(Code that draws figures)
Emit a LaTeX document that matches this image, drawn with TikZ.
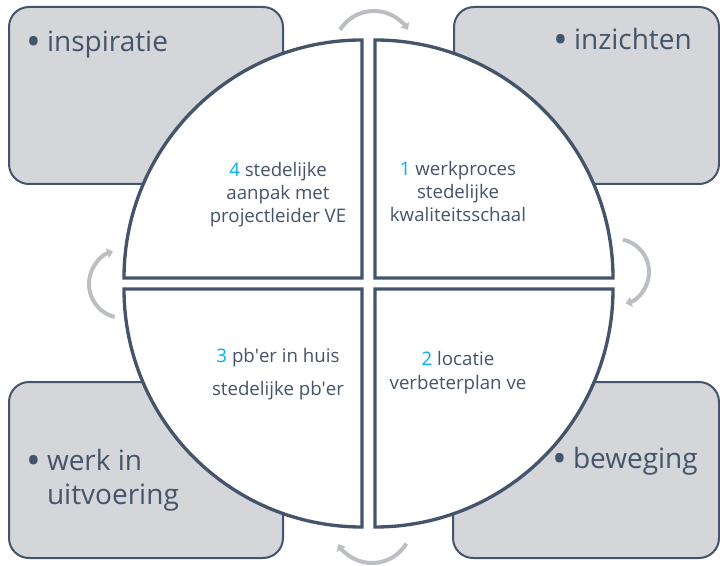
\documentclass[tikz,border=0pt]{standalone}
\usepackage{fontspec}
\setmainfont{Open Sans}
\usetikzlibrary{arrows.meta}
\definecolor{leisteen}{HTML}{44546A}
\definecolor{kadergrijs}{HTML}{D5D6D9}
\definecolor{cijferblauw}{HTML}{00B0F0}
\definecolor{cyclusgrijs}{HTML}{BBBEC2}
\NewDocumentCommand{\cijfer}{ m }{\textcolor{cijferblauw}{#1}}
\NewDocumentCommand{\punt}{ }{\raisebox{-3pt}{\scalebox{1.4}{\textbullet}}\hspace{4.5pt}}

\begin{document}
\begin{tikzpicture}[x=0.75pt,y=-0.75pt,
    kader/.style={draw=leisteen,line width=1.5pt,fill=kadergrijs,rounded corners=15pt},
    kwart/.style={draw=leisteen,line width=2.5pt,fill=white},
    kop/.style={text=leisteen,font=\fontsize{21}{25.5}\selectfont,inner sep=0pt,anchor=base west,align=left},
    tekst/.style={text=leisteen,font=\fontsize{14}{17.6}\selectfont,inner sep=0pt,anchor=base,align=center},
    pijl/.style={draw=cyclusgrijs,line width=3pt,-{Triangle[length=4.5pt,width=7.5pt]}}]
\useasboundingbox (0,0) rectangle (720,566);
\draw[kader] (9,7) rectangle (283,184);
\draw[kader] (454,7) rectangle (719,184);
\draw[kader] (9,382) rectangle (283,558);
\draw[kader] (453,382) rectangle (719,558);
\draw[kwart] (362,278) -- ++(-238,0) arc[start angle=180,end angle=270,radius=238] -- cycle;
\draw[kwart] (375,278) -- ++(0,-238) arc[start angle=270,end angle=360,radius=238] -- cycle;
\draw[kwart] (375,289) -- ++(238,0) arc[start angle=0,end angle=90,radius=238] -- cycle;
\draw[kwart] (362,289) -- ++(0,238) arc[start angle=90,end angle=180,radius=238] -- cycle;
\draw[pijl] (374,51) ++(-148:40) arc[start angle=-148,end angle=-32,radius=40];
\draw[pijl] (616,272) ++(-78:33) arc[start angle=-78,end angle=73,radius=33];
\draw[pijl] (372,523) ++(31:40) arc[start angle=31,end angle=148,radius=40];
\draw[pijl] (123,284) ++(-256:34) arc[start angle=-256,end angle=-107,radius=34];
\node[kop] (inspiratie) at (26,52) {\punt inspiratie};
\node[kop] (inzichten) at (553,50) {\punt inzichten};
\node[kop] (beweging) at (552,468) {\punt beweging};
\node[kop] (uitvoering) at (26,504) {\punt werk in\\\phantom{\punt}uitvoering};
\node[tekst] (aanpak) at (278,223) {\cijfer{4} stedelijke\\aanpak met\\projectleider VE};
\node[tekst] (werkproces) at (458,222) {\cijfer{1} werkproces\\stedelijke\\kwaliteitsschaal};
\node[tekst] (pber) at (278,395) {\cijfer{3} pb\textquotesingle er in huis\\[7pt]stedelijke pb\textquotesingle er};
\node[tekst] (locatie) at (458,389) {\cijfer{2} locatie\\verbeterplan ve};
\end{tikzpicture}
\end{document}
--
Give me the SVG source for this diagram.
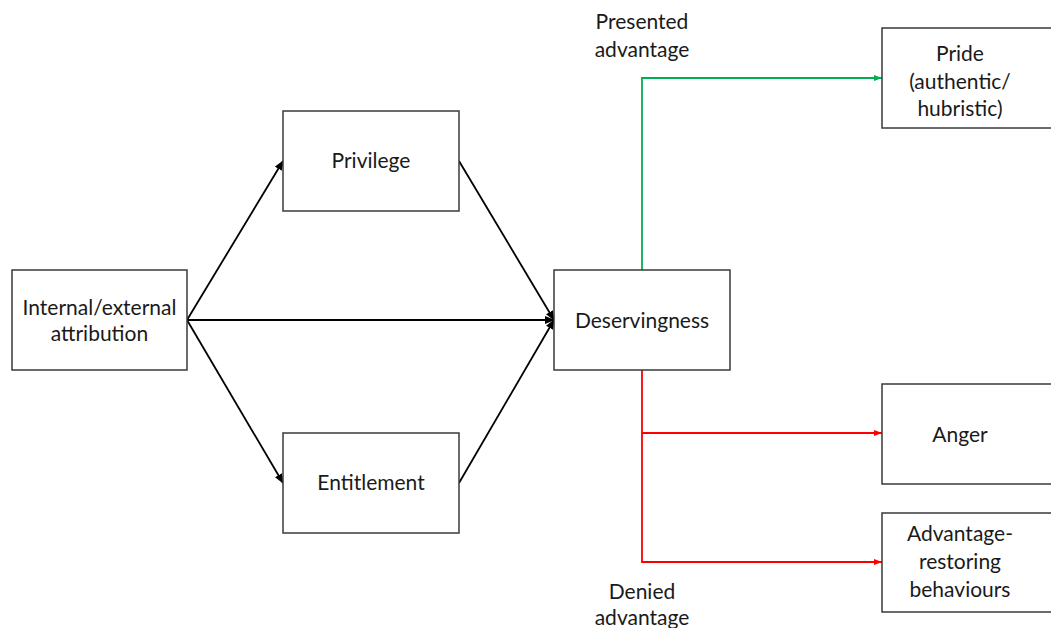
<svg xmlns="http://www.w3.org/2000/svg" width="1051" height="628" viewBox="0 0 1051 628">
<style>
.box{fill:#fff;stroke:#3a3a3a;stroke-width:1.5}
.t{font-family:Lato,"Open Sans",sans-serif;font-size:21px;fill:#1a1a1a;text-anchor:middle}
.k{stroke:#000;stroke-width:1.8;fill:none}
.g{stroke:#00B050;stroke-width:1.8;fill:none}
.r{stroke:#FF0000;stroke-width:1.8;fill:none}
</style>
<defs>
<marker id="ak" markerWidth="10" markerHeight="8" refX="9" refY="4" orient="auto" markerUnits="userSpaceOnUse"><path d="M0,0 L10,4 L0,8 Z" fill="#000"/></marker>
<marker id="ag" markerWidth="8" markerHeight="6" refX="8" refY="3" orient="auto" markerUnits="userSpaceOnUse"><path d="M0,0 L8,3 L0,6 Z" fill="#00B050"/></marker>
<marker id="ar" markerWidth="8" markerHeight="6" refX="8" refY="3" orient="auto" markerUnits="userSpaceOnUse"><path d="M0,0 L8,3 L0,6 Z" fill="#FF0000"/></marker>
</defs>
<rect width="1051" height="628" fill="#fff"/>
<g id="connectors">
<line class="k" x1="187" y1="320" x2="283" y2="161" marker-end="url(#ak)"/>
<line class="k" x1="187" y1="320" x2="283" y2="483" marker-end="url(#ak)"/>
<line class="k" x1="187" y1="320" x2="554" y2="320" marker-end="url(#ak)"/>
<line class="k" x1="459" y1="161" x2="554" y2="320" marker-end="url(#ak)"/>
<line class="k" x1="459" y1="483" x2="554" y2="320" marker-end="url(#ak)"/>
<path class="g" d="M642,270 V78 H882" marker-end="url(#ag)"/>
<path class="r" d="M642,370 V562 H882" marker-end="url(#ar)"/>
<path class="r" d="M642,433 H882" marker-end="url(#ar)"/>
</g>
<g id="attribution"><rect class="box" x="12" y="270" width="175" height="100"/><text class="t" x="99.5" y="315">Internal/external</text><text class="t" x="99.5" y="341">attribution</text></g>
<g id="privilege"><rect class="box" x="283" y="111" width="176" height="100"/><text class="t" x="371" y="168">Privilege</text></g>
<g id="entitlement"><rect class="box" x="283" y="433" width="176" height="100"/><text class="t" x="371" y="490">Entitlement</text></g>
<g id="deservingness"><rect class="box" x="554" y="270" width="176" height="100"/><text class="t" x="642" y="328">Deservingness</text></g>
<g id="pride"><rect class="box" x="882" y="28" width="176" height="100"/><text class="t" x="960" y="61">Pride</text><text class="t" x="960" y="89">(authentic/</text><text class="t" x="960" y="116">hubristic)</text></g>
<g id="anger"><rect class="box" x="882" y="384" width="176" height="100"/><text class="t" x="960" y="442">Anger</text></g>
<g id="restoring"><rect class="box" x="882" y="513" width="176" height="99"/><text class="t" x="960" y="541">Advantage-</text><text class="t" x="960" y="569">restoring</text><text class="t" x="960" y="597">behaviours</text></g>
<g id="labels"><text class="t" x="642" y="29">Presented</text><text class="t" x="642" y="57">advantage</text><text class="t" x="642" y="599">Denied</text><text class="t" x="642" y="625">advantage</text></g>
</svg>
* * *
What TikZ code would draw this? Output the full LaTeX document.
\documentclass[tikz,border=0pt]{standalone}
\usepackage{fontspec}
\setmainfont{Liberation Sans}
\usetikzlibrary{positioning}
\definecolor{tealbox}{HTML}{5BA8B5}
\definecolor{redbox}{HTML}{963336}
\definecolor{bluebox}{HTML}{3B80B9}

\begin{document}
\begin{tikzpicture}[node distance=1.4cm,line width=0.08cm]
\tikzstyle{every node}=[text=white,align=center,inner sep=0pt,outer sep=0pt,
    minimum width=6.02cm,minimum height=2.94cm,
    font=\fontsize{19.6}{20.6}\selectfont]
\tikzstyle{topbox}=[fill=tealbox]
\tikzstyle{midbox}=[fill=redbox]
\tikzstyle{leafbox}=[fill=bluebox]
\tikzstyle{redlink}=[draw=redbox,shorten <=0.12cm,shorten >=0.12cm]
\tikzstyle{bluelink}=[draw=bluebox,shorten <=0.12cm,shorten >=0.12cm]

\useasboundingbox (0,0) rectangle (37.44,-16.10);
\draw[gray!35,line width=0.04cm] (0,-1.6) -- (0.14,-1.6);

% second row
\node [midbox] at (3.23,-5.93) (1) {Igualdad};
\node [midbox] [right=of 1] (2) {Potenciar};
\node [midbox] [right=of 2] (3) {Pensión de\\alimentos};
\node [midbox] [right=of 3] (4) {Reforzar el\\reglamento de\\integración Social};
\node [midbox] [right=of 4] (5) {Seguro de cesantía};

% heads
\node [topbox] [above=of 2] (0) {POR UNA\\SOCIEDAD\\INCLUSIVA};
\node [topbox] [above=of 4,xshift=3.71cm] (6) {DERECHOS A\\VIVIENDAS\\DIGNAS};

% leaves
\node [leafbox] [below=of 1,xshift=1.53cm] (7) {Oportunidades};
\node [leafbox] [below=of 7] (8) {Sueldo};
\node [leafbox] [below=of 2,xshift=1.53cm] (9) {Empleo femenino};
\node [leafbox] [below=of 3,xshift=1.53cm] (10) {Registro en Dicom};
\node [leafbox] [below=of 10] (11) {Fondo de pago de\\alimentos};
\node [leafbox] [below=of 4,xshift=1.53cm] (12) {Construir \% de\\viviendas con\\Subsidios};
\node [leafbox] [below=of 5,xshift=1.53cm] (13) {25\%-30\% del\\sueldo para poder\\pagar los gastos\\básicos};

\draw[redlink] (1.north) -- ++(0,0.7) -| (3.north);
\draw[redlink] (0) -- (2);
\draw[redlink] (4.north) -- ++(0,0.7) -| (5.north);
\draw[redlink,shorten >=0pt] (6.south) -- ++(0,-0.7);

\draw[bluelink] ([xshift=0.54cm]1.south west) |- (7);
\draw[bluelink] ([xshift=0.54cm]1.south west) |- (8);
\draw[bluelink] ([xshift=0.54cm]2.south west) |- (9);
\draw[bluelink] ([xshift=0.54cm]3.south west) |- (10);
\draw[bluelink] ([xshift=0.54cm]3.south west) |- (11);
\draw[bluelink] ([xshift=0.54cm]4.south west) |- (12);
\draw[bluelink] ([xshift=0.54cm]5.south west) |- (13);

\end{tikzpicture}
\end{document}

▶ [Exercise description] Beginning with the line that contains "What TikZ code" and ending with the line that contains "[topbox] [above=of 4,xshift=3.71cm]", repeat exactly those lines and no others.

▶ [Task answer]
What TikZ code would draw this? Output the full LaTeX document.
\documentclass[tikz,border=0pt]{standalone}
\usepackage{fontspec}
\setmainfont{Liberation Sans}
\usetikzlibrary{positioning}
\definecolor{tealbox}{HTML}{5BA8B5}
\definecolor{redbox}{HTML}{963336}
\definecolor{bluebox}{HTML}{3B80B9}

\begin{document}
\begin{tikzpicture}[node distance=1.4cm,line width=0.08cm]
\tikzstyle{every node}=[text=white,align=center,inner sep=0pt,outer sep=0pt,
    minimum width=6.02cm,minimum height=2.94cm,
    font=\fontsize{19.6}{20.6}\selectfont]
\tikzstyle{topbox}=[fill=tealbox]
\tikzstyle{midbox}=[fill=redbox]
\tikzstyle{leafbox}=[fill=bluebox]
\tikzstyle{redlink}=[draw=redbox,shorten <=0.12cm,shorten >=0.12cm]
\tikzstyle{bluelink}=[draw=bluebox,shorten <=0.12cm,shorten >=0.12cm]

\useasboundingbox (0,0) rectangle (37.44,-16.10);
\draw[gray!35,line width=0.04cm] (0,-1.6) -- (0.14,-1.6);

% second row
\node [midbox] at (3.23,-5.93) (1) {Igualdad};
\node [midbox] [right=of 1] (2) {Potenciar};
\node [midbox] [right=of 2] (3) {Pensión de\\alimentos};
\node [midbox] [right=of 3] (4) {Reforzar el\\reglamento de\\integración Social};
\node [midbox] [right=of 4] (5) {Seguro de cesantía};

% heads
\node [topbox] [above=of 2] (0) {POR UNA\\SOCIEDAD\\INCLUSIVA};
\node [topbox] [above=of 4,xshift=3.71cm] (6) {DERECHOS A\\VIVIENDAS\\DIGNAS};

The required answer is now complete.